== Given request ==
Starting at the line containing "Give me the", copy each line exactly, ending with the line containing "const tTicks = [130, 140, 150, 160, 170];". Leave out everything else.

== Extracted entries ==
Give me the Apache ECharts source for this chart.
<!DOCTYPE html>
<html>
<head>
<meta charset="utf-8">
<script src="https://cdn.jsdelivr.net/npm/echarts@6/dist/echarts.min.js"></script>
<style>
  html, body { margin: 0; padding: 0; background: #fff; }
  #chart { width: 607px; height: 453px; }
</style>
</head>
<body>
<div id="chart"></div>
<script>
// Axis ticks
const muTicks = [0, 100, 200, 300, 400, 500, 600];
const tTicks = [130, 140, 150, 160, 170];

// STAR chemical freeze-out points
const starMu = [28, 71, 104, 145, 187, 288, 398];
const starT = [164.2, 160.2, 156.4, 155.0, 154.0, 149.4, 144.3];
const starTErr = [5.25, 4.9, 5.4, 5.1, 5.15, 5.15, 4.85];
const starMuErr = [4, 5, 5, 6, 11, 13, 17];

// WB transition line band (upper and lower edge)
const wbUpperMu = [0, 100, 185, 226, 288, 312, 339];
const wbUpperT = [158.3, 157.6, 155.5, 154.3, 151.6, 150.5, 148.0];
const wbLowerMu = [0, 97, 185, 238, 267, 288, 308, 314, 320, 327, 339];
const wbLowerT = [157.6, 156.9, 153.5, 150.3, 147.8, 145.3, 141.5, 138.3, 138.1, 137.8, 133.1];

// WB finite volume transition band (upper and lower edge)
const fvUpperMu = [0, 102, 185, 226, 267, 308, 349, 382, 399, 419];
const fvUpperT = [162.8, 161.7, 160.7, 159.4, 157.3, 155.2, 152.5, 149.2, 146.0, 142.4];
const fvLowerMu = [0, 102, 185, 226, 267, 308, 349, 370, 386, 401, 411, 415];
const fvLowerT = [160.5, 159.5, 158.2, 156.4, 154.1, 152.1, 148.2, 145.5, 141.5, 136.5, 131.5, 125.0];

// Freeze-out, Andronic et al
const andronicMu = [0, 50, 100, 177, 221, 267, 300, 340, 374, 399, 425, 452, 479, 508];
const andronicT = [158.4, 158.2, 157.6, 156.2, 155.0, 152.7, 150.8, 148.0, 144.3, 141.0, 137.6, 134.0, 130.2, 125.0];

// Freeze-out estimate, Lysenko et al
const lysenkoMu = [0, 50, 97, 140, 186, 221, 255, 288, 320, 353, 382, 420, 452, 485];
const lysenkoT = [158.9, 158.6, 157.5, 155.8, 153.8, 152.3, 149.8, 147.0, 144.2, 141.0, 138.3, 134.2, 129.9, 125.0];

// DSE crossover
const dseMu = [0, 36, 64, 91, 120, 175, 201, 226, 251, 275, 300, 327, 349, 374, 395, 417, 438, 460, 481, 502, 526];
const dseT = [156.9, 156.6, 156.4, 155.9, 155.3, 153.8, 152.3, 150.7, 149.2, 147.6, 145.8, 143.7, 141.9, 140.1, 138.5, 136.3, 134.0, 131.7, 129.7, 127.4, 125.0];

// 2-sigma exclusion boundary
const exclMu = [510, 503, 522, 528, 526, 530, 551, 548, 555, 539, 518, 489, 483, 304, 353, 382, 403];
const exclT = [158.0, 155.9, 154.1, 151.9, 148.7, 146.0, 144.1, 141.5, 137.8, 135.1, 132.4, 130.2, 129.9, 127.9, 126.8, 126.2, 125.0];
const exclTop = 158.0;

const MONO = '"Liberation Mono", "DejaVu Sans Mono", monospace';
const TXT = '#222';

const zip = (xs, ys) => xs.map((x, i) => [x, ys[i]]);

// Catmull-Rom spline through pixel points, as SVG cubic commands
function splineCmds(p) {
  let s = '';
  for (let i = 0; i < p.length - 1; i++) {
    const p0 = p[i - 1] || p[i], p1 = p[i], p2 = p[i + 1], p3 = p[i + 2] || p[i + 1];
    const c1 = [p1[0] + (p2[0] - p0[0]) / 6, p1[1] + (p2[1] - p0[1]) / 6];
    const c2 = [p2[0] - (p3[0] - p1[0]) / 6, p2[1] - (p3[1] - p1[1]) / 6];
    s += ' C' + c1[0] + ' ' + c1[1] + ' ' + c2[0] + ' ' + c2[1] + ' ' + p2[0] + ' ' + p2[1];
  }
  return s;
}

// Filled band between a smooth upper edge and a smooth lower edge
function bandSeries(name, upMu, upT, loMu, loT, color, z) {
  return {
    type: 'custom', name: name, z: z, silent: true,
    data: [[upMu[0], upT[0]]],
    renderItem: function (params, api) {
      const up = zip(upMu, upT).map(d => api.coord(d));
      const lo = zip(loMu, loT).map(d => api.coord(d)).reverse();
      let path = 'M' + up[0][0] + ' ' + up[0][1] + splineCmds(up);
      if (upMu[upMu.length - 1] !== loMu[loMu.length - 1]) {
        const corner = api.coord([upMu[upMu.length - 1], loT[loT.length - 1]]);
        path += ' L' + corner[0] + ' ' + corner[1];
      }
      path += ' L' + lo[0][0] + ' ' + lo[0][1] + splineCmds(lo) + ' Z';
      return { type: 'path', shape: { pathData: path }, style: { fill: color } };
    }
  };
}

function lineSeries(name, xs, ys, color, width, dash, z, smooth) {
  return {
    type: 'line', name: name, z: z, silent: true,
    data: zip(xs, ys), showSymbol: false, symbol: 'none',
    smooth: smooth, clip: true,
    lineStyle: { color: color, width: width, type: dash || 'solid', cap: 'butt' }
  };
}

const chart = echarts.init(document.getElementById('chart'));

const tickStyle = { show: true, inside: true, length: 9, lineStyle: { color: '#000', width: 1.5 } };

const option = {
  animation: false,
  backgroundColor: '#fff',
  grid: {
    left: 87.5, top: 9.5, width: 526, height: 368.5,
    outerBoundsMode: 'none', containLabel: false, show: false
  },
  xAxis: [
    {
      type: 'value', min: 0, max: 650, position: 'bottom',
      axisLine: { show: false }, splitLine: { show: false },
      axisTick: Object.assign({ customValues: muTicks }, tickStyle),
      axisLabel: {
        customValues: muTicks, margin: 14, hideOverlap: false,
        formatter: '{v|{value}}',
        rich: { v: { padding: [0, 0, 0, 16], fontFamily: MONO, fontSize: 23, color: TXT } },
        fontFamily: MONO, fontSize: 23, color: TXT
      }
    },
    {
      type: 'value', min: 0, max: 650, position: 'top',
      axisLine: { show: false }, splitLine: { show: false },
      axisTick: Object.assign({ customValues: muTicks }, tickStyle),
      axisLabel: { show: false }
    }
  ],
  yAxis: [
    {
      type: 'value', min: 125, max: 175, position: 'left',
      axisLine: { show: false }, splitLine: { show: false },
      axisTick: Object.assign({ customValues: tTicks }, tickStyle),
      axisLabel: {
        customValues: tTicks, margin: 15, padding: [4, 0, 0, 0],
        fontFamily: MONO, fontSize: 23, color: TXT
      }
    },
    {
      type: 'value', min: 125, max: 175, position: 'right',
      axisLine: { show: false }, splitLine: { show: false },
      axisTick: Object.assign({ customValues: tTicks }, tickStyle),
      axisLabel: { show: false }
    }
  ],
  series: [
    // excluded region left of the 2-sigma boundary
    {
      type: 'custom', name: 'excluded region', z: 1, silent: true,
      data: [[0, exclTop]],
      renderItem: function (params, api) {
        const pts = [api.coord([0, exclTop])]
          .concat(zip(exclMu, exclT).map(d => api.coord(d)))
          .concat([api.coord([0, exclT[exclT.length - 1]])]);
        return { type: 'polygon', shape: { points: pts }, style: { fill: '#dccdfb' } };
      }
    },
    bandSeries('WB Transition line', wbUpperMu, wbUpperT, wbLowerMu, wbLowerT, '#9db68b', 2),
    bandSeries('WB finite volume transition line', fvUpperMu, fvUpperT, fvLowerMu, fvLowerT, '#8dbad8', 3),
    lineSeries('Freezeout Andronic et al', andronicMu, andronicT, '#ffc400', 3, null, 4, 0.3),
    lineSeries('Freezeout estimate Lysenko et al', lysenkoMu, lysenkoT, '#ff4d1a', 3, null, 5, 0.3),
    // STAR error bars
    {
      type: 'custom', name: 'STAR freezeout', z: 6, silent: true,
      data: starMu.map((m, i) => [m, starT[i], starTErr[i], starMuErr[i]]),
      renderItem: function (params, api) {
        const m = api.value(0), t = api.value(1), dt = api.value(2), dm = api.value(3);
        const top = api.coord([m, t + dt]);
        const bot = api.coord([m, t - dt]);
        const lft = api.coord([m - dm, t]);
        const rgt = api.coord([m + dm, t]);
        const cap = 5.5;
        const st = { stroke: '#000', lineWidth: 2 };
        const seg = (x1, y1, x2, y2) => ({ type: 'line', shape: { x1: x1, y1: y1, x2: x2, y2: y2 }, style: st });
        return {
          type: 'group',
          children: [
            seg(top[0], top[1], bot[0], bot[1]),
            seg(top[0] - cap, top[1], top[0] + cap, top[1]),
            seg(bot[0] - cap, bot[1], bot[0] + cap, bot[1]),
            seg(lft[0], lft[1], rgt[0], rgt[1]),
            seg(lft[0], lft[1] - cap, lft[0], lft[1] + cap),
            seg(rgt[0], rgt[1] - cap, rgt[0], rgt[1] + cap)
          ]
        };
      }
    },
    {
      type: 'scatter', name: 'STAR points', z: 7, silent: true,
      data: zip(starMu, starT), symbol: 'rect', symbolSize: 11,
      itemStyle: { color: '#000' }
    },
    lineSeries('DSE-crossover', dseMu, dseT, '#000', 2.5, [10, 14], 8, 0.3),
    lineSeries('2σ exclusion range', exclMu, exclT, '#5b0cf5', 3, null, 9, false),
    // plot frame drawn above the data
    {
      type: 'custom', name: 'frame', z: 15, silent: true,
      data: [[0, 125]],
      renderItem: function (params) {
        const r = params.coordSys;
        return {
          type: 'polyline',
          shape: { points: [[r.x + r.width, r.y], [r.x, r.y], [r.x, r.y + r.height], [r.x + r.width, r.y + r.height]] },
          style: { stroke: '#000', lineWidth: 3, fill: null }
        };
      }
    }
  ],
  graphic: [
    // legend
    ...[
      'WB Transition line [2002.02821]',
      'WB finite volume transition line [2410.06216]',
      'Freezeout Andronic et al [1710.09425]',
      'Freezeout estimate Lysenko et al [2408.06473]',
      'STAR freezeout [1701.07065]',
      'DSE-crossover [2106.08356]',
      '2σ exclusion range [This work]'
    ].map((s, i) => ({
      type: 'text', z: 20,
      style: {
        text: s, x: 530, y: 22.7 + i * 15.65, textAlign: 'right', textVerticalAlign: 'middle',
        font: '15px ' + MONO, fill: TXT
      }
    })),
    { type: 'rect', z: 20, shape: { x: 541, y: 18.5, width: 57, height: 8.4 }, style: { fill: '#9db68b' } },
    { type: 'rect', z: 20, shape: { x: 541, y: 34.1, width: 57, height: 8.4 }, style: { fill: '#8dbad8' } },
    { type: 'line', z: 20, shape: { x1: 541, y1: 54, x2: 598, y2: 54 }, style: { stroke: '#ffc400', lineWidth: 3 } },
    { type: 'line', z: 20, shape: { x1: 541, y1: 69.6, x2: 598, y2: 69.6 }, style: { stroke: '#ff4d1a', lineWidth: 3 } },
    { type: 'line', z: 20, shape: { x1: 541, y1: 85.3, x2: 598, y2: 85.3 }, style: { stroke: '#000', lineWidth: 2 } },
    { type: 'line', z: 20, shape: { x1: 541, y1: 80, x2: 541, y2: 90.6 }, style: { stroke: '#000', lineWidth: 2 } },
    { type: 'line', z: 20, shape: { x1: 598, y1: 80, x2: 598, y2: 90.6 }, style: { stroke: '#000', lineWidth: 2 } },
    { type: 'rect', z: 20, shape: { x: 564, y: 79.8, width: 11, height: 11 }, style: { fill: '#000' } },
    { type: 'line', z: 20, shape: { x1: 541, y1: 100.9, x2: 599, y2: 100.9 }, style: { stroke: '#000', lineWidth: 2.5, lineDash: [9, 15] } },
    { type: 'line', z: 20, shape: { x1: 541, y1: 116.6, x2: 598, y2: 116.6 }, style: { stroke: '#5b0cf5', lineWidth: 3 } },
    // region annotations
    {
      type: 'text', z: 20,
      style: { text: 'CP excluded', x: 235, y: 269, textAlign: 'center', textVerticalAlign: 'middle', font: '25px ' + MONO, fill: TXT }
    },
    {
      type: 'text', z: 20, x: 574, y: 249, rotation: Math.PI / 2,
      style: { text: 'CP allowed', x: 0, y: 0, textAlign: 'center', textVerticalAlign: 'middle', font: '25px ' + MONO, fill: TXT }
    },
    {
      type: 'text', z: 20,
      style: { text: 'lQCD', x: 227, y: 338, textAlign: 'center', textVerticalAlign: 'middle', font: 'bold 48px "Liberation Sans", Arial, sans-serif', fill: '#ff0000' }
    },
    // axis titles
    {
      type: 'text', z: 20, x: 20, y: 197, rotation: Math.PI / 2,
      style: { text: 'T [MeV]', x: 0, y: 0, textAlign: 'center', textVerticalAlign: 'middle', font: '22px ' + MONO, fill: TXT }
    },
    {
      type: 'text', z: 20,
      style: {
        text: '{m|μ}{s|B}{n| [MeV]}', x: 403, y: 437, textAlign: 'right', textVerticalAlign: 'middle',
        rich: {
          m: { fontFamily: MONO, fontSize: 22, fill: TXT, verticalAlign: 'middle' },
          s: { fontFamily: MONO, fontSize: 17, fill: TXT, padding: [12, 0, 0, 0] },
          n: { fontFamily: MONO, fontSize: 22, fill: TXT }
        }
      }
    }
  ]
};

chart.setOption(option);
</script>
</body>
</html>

...

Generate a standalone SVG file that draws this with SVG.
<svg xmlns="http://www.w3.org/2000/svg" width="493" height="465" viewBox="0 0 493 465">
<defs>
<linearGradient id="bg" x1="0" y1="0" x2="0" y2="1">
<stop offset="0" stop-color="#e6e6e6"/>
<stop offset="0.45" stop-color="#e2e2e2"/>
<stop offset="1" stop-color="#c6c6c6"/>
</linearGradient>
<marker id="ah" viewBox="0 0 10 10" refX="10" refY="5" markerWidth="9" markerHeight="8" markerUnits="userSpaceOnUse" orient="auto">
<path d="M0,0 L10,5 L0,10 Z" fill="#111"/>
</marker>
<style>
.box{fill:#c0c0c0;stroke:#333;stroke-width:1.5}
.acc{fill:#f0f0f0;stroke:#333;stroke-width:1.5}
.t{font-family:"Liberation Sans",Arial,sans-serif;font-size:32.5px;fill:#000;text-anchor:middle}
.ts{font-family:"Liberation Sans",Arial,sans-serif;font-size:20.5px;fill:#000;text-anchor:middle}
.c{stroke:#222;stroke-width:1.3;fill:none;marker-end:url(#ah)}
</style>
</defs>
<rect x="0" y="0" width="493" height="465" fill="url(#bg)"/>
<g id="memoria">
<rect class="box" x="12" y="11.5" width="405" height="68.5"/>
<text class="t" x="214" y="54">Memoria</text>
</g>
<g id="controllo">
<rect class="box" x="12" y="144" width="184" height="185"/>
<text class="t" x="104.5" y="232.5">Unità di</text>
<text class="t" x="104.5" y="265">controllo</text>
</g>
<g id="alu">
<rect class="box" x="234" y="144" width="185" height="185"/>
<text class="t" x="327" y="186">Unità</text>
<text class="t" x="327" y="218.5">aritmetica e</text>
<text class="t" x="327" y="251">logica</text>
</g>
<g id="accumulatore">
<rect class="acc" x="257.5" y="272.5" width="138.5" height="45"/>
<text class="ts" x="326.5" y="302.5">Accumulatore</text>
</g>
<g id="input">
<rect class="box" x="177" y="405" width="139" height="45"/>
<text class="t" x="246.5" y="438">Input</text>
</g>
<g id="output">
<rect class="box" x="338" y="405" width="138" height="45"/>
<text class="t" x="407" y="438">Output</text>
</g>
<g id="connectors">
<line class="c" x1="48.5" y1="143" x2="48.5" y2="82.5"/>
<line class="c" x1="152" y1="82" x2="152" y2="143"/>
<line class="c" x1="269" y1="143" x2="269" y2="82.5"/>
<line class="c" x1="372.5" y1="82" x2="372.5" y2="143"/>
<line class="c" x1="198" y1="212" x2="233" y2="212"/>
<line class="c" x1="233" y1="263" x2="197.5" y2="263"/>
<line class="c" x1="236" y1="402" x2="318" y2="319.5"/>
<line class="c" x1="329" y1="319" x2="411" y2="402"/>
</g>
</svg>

== Response to this task ==
Give me the Apache ECharts source for this chart.
<!DOCTYPE html>
<html>
<head>
<meta charset="utf-8">
<script src="https://cdn.jsdelivr.net/npm/echarts@6/dist/echarts.min.js"></script>
<style>
  html, body { margin: 0; padding: 0; background: #fff; }
  #chart { width: 607px; height: 453px; }
</style>
</head>
<body>
<div id="chart"></div>
<script>
// Axis ticks
const muTicks = [0, 100, 200, 300, 400, 500, 600];
const tTicks = [130, 140, 150, 160, 170];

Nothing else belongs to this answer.